3. What is your own financial status? Lenders facing financial difficulties benefit from shrinking their balance sheets. If you are in that situation, achieving the maximum repayment from the borrower may not be your primary goal after all. In that case, your optimal outcome could be foreclosure, a deed in lieu, or other remedies that get the asset off your balance sheet as quickly as possible. Afterward, if there’s a guarantor on the loan, you can work on defining and settling on a deficiency. While this approach won’t maximize your recovery, it will help you come into compliance with capital adequacy ratios and meet other regulatory requirements.

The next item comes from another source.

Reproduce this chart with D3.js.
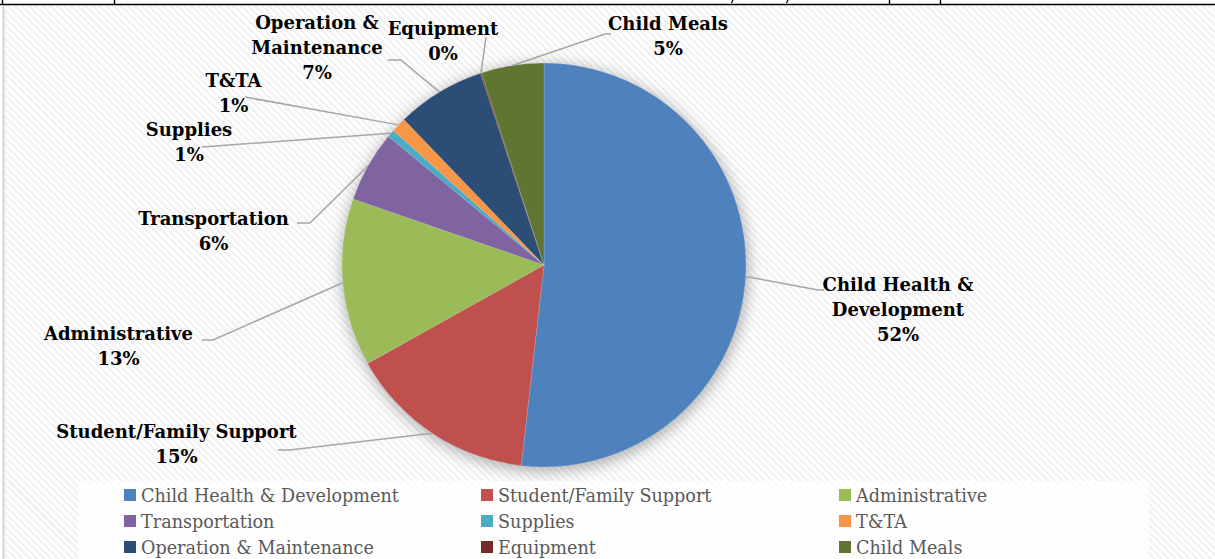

4. If you’re considering foreclosure, be brutally realistic about the true recovery value of the loan. In mid-2010, the market for commercial real estate is still in disarray. Some markets are beginning to find the bottom, while others will continue to slide throughout the rest of this year. Either way, few transactions have occurred over the past year. So if you’re anything less than utterly realistic in your analysis of the potential for the loan, you may find yourself sitting on more foreclosed real estate-owned property for significantly longer than you want.
Commercial loan modification negotiations can yield positive results for both borrowers and lenders. Know yourself, know the business climate in which you’re negotiating, and know your options. For borrowers in particular, the assistance of a financial restructuring professional can make the difference between a positive outcome and a poor one.